The Centre for Doctoral Training in Cyber Security for the Everyday at Royal Holloway seeks to recruit a PhD student who will explore cyber (in)securities of the 'smart home' from a feminist perspective.
The project will investigate the contemporary home as a key site for everyday engagement with technologies associated with the 'smart home', including IoT and networked devices controlling, for example, lighting, heating, energy, domestic appliances, access control, and audio-visual. The project will focus on the booming 'smart home' industry and lived (in)security experiences of its capturing and remaking of domestic life in various guises.
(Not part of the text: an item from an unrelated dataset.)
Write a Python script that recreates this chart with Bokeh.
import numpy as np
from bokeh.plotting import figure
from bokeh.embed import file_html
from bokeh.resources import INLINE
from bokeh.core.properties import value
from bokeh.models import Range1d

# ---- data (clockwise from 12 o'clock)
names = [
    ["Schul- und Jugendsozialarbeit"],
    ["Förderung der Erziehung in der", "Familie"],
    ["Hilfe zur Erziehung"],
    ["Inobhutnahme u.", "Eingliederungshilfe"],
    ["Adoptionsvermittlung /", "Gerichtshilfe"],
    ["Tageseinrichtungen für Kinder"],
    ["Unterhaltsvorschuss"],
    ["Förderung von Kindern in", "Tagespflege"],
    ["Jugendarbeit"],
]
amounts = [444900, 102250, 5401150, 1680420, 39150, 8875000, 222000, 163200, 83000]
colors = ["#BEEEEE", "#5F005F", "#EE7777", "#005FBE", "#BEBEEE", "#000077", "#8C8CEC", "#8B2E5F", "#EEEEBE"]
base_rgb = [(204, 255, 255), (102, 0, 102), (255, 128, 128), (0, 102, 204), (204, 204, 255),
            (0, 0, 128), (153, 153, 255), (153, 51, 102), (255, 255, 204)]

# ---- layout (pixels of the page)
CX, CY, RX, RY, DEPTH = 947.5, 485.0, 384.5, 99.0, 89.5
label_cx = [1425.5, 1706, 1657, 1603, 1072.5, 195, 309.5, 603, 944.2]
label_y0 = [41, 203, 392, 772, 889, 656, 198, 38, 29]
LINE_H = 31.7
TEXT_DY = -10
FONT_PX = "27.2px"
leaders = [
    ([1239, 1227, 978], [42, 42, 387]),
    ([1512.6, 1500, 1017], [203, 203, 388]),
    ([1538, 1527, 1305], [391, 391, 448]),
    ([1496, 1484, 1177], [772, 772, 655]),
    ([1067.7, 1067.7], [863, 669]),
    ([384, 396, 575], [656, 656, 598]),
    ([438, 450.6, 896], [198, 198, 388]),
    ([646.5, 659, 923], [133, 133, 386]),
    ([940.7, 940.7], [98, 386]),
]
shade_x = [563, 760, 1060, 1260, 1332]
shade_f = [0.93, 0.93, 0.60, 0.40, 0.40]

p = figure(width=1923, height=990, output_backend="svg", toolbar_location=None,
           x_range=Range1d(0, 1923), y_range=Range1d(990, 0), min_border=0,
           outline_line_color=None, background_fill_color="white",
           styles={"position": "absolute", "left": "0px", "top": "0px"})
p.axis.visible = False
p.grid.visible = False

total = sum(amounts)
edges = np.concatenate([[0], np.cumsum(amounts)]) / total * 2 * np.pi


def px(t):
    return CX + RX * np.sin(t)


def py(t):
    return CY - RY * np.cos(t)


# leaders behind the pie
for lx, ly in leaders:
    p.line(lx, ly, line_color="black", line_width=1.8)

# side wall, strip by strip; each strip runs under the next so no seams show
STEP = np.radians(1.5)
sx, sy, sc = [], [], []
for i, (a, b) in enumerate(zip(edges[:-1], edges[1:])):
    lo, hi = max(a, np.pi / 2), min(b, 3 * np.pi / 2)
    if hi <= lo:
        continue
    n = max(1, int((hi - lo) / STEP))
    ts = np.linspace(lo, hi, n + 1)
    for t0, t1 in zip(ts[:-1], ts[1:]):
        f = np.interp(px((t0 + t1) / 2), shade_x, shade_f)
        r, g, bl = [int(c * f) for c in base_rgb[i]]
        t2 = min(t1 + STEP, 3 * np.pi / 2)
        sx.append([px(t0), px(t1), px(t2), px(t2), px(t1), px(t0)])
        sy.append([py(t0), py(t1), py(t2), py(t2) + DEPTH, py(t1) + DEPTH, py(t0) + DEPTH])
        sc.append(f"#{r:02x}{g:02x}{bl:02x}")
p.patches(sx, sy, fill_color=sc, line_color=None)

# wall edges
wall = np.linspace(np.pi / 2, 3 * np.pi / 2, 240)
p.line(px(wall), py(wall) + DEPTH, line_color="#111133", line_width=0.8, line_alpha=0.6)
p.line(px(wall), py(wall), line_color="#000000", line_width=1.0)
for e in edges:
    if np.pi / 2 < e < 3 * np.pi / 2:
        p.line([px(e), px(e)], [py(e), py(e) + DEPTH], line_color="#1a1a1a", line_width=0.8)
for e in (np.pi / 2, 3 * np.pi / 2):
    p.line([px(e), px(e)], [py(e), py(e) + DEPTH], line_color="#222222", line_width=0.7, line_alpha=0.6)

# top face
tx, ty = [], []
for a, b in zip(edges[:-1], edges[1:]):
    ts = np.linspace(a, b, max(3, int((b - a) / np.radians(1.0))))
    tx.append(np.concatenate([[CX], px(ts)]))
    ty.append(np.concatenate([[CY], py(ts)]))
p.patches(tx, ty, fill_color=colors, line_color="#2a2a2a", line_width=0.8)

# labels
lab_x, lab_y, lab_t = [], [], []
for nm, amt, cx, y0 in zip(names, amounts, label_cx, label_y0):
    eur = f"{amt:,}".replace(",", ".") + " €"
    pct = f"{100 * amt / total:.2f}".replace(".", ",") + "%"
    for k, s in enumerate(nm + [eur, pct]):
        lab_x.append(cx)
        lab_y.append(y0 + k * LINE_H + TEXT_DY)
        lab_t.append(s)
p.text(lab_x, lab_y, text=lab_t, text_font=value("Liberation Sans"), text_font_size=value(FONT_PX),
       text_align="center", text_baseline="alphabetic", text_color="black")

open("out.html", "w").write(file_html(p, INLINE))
It could be grounded in feminist human-computer interactions (HCI), security scholarship, feminist geography, and/or feminist geopolitics, and will draw on notions of intimacy, identity, and the everyday.
Foci could include:
- Critically reworking threat modelling in the 'smart home' and cyber security more widely as an embodied process through which security threats and vulnerabilities are identified and addressed;
- Sensory, emotional, and affective experiences of living with smart devices;
- Gendered technologically-facilitated domestic violence and sexual abuse in the home (e.g. via spyware ecosystem);
- Automated futures of social reproduction and care in the 'smart home';
- 'Smart home' seductions and commercial cultures of homemaking.
We seek applicants with an interest in cyber-security but come from a social science or humanities discipline, with at least an undergraduate degree in a field cognate to Human Geography; Politics and IR; Sociology; Criminology; Science and Technology Studies; Social Studies of Health or Medicine, or the Medical or Digital Humanities. Ideally, applicants will have experience in the collection, handling and ethical treatment of qualitative data, and experience of research methodologies such as ethnography and participant observation, semi-structured interviews, policy and documentary analysis.